Having spent my formative years in the Midwest, I appreciate undulating fields of vegetation, broken only occasionally by a mitered stand of trees planted to protect a farmhouse. So the notion that the only way to have an eco-friendly community is to make sure 40 percent of it is covered by trees at least 20 feet tall strikes me as odd.
Scott Radway, a developer, and Phil Post, an engineer who’s had an integral role in many properties being developed, also took exception to the proposed changes to the Land Use Management Ordinance pertaining to tree cover brought before the Town Council last Monday night for approval. Mary Jane Nirdlinger, announced as the new assistant planning director for the town, made the presentation, along with Curtis Brooks, the town’s urban forester. If approved, the new rules would go into effect March 1, 2011, and the town would report back to council 24 months later.
At present, the town protects individual trees; the new ordinance would require a set percentage of tree canopy, the wingspan, as it were, of the branches at the widest point of a tree at least 20 feet tall. Trees shorter than 20 feet don’t count toward the canopy; neither do trees planted in a Department of Transportation right of way. No exemption is given for ponds or meadows. Would developers be forced to drain ponds to make room for trees or break up a meadow by salting it with trees, Post asked. The revised ordinance doesn’t account for trees that will grow to taller than 20 feet but aren’t there yet, and it ignores the value of understory trees, Post said, like crape myrtles and redbuds that never will reach a height of 20 feet but add beauty to the landscape. Trees compete for water and light; covering 40 percent of the land with tall trees would likely prevent smaller trees from thriving. Post also recommended feedback to council after 6 months, not 2 years.

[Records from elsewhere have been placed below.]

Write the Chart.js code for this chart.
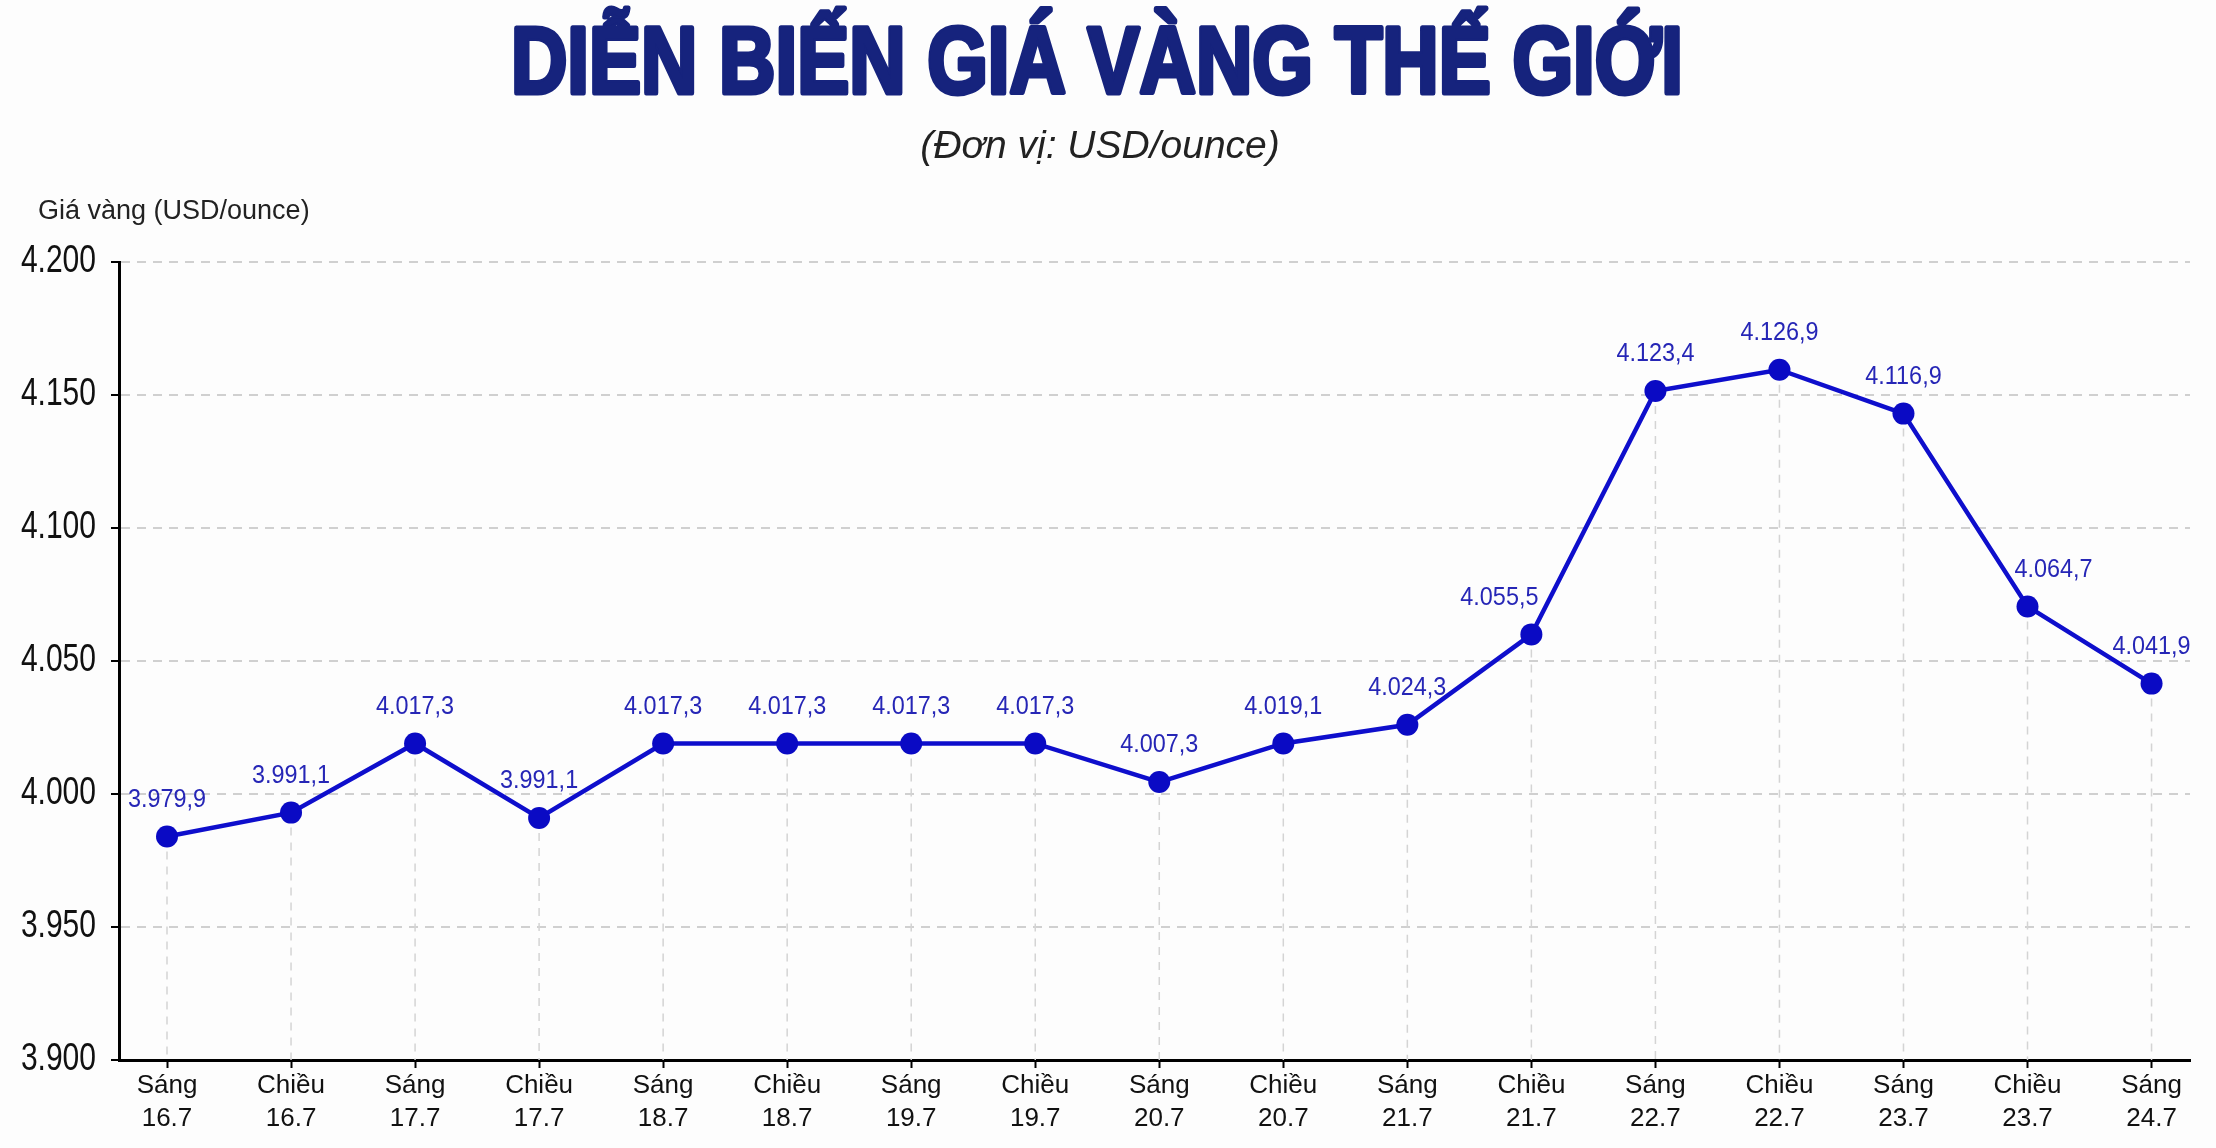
<!DOCTYPE html>
<html lang="vi">
<head>
<meta charset="utf-8">
<title>Diễn biến giá vàng thế giới</title>
<script src="https://cdn.jsdelivr.net/npm/chart.js@4.4.1/dist/chart.umd.min.js"></script>
<style>
  html, body { margin: 0; padding: 0; background: #fdfdfd; }
  canvas { display: block; }
</style>
</head>
<body>
<canvas id="giaVang" width="2216" height="1148"></canvas>
<script>
// buổi + ngày của từng phiên
const buoi = ["Sáng", "Chiều", "Sáng", "Chiều", "Sáng", "Chiều", "Sáng", "Chiều", "Sáng",
              "Chiều", "Sáng", "Chiều", "Sáng", "Chiều", "Sáng", "Chiều", "Sáng"];
const ngay = ["16.7", "16.7", "17.7", "17.7", "18.7", "18.7", "19.7", "19.7", "20.7",
              "20.7", "21.7", "21.7", "22.7", "22.7", "23.7", "23.7", "24.7"];

// vị trí điểm đọc trên hình (USD/ounce)
const giaVe = [3984, 3993, 4019, 3991, 4019, 4019, 4019, 4019, 4004.5,
               4019, 4026, 4060, 4151.5, 4159.5, 4143, 4070.5, 4041.5];
// số ghi trên nhãn
const giaNhan = [3979.9, 3991.1, 4017.3, 3991.1, 4017.3, 4017.3, 4017.3, 4017.3, 4007.3,
                 4019.1, 4024.3, 4055.5, 4123.4, 4126.9, 4116.9, 4064.7, 4041.9];

const yMin = 3900, yMax = 4200, yStep = 50;

const SANS = '"Liberation Sans", Arial, sans-serif';

function nghin(n) {
  return String(Math.round(n)).replace(/\B(?=(\d{3})+(?!\d))/g, ".");
}
function soVN(n) {
  let p = n.toFixed(1).split(".");
  return nghin(Number(p[0])) + "," + p[1];
}

// viết chữ (sx < 1 là ép ngang, stroke để tô đậm)
function chu(ctx, text, x, y, font, color, align, sx, stroke) {
  ctx.save();
  ctx.translate(x, y);
  ctx.scale(sx, 1);
  ctx.font = font;
  ctx.fillStyle = color;
  ctx.textAlign = align;
  ctx.textBaseline = "middle";
  if (stroke) {
    ctx.strokeStyle = color;
    ctx.lineWidth = stroke;
    ctx.lineJoin = "round";
    ctx.strokeText(text, 0, 0);
  }
  ctx.fillText(text, 0, 0);
  ctx.restore();
}

// đường gióng từ điểm xuống trục hoành
const dropLines = {
  id: "dropLines",
  beforeDatasetsDraw(chart) {
    const ctx = chart.ctx;
    const meta = chart.getDatasetMeta(0);
    const bottom = chart.chartArea.bottom;
    ctx.save();
    ctx.strokeStyle = "#d4d4d4";
    ctx.lineWidth = 1.5;
    ctx.setLineDash([8, 7]);
    meta.data.forEach(p => {
      ctx.beginPath();
      ctx.moveTo(p.x, p.y);
      ctx.lineTo(p.x, bottom);
      ctx.stroke();
    });
    ctx.restore();
  }
};

// tiêu đề, nhãn trục, nhãn giá
const chuViet = {
  id: "chuViet",
  afterDraw(chart) {
    const ctx = chart.ctx;
    const area = chart.chartArea;
    const sx = chart.scales.x, sy = chart.scales.y;

    chu(ctx, "DIỄN BIẾN GIÁ VÀNG THẾ GIỚI", 1097, 67, "bold 94px " + SANS, "#16237d", "center", 0.83, 5);
    chu(ctx, "(Đơn vị: USD/ounce)", 1100, 147, "italic 39px " + SANS, "#222", "center", 1);
    chu(ctx, "Giá vàng (USD/ounce)", 38, area.top - 50, "27px " + SANS, "#222", "left", 1);

    sy.ticks.forEach(t => {
      chu(ctx, nghin(t.value), area.left - 23, sy.getPixelForValue(t.value),
          "38px " + SANS, "#111", "right", 0.79);
    });
    sx.ticks.forEach(t => {
      const i = t.value;
      if (!Number.isInteger(i) || !buoi[i]) return;
      const x = sx.getPixelForValue(i);
      chu(ctx, buoi[i], x, area.bottom + 26, "26px " + SANS, "#111", "center", 1);
      chu(ctx, ngay[i], x, area.bottom + 59, "26px " + SANS, "#111", "center", 1);
    });

    const pts = chart.getDatasetMeta(0).data;
    pts.forEach((p, i) => {
      // đẩy nhãn sang bên nếu đoạn thẳng kề dốc đứng
      let dx = 0;
      if (pts[i + 1] && pts[i + 1].y < p.y - 120) dx = -32;
      else if (pts[i - 1] && pts[i - 1].y < p.y - 120) dx = 26;
      chu(ctx, soVN(giaNhan[i]), p.x + dx, p.y - 37, "26px " + SANS, "#2626b6", "center", 0.9);
    });
  }
};

const ctx = document.getElementById("giaVang").getContext("2d");
const chart = new Chart(ctx, {
  type: "line",
  data: {
    datasets: [{
      label: "Giá vàng",
      data: giaVe.map((v, i) => ({ x: i, y: v })),
      borderColor: "#0e0ecc",
      borderWidth: 4.5,
      tension: 0,
      pointRadius: 11,
      pointBackgroundColor: "#0a0ac4",
      pointBorderWidth: 0
    }]
  },
  options: {
    responsive: false,
    animation: false,
    devicePixelRatio: 1,
    layout: { padding: { left: 29, right: 26, bottom: 5, top: 262 } },
    plugins: {
      legend: { display: false },
      tooltip: { enabled: false }
    },
    scales: {
      x: {
        type: "linear",
        min: -0.387,
        max: 16.31,
        afterFit: s => { s.height = 83; },
        ticks: {
          display: false,
          stepSize: 1,
          includeBounds: false,
          autoSkip: false
        },
        grid: { drawOnChartArea: false, tickLength: 8, tickColor: "#000", tickWidth: 2 },
        border: { color: "#000", width: 3 }
      },
      y: {
        min: yMin,
        max: yMax,
        afterFit: s => { s.width = 90; },
        ticks: { display: false, stepSize: yStep },
        grid: { color: "#d0d0d0", lineWidth: 2, tickLength: 8, tickColor: "#000", tickWidth: 2 },
        border: { color: "#000", width: 3, dash: [9, 7] }
      }
    }
  },
  plugins: [dropLines, chuViet]
});
</script>
</body>
</html>
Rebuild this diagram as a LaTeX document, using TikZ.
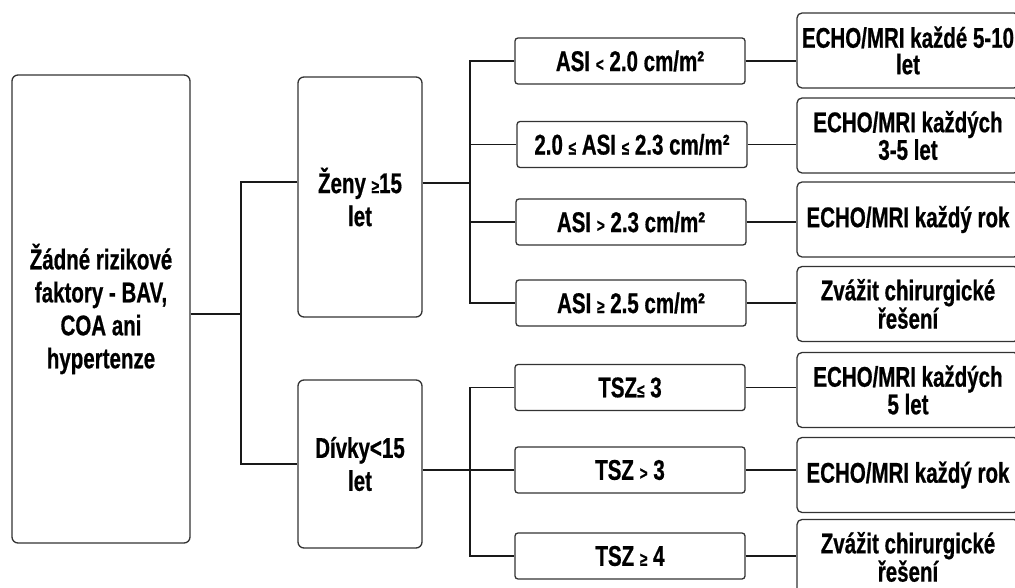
\documentclass[tikz,border=0pt]{standalone}
\usepackage{fontspec}
\setmainfont{Liberation Sans Bold}[FakeStretch=0.72,FakeBold=0.6]
\newcommand\rel[1]{{\fontsize{19}{19}\selectfont #1}}
\begin{document}
\begin{tikzpicture}[x=1pt,y=-1pt,
  box/.style={draw=black!80,line width=1.3pt,rounded corners=6pt,align=center,inner sep=0pt,
     font=\fontsize{28.5}{33}\selectfont},
  midbox/.style={draw=black!80,line width=1.3pt,rounded corners=3pt,align=center,inner sep=0pt,
     minimum width=230pt,minimum height=46pt,font=\fontsize{28.5}{30}\selectfont},
  resbox/.style={draw=black!80,line width=1.3pt,rounded corners=5pt,align=center,inner sep=0pt,
     minimum width=222pt,minimum height=75pt,font=\fontsize{28.5}{26.5}\selectfont},
  conn/.style={draw=black!90,line width=1.7pt}]
\useasboundingbox (0,0) rectangle (1015,588);
\clip (0,0) rectangle (1015,588);
\fill[white] (0,0) rectangle (1015,588);

\node[box,minimum width=178pt,minimum height=468pt] (main) at (101,309)
  {Žádné rizikové\\faktory - BAV,\\COA ani\\hypertenze};
\node[box,minimum width=124pt,minimum height=240pt] (zeny) at (360,197) {Ženy \rel{≥}15\\let};
\node[box,minimum width=124pt,minimum height=168pt] (divky) at (360,464) {Dívky<15\\let};

\node[midbox] (m1) at (630,61) {ASI \rel{<} 2.0 cm/m²};
\node[midbox] (m2) at (632,144.5) {2.0 \rel{≤} ASI \rel{≤} 2.3 cm/m²};
\node[midbox] (m3) at (631,222) {ASI \rel{>} 2.3 cm/m²};
\node[midbox] (m4) at (631,303) {ASI \rel{≥} 2.5 cm/m²};
\node[midbox] (m5) at (630,387.5) {TSZ\rel{≤} 3};
\node[midbox] (m6) at (630,470) {TSZ \rel{>} 3};
\node[midbox] (m7) at (630,556) {TSZ \rel{≥} 4};

\node[resbox] (r1) at (908,50.5) {ECHO/MRI každé 5-10\\let};
\node[resbox] (r2) at (908,135.5) {ECHO/MRI každých\\3-5 let};
\node[resbox] (r3) at (908,219.5) {ECHO/MRI každý rok};
\node[resbox] (r4) at (908,304) {Zvážit chirurgické\\řešení};
\node[resbox] (r5) at (908,390) {ECHO/MRI každých\\5 let};
\node[resbox] (r6) at (908,475) {ECHO/MRI každý rok};
\node[resbox] (r7) at (908,557) {Zvážit chirurgické\\řešení};

\coordinate (bm) at (241,0);
\coordinate (bz) at (470,0);

% main to groups
\draw[conn] ([yshift=-5pt]main.east) -- ([yshift=-5pt]main.east -| bm);
\draw[conn] ([yshift=15pt]zeny.west) -| (bm |- divky.west) -- (divky.west);

% zeny bus
\draw[conn] ([yshift=14pt]zeny.east) -- ([yshift=14pt]zeny.east -| bz);
\draw[conn] (m1.west) -| (bz |- m4.west) -- (m4.west);
\draw[conn] (m2.west) -- (m2.west -| bz);
\draw[conn] (m3.west) -- (m3.west -| bz);

% divky bus
\draw[conn] ([yshift=-6pt]divky.east) -- ([yshift=-6pt]divky.east -| bz);
\draw[conn] (m5.west) -| (bz |- m7.west) -- (m7.west);
\draw[conn] (m6.west) -- (m6.west -| bz);

% mid to results
\foreach \i in {1,...,7}{
  \draw[conn] (m\i.east) -- (m\i.east -| r\i.west);
}
\end{tikzpicture}
\end{document}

Radway, who left his own birthday party to wait for a chance to address council, pointed out the fuzzy language of the ordinance that could cause consternation down the line. Some parts of the ordinance are only “recommended” while others are “required.” In Radway’s experience, anything marked “recommended” will be ignored. If a parcel of land has no trees on it before development, do some have to be planted? Or does the ordinance apply only to the maximum amount of tree canopy that can be removed? The ordinance specifies mitigation fees for developers who don’t comply, but who decides whether the developer can opt to buy out of the canopy cover: town staff, council or developer?
Council member Jim Ward noted the ordinance had no protection for root zones, to which a sheepish Brooks replied that protecting roots out to two-thirds of the drip line goes without saying. Ward countered that the number of dead tree crowns he’s seen around town would argue otherwise. He also recommended that downtown property owners contribute to the tree mitigation fund. (Downtown properties are exempt from the ordinance.) Other council members voiced their concerns, including Sally Greene, who urged that Neighborhood Conservation Districts be allowed to set their own canopy requirements.
The council declined to vote. The matter returns to council on Dec. 6.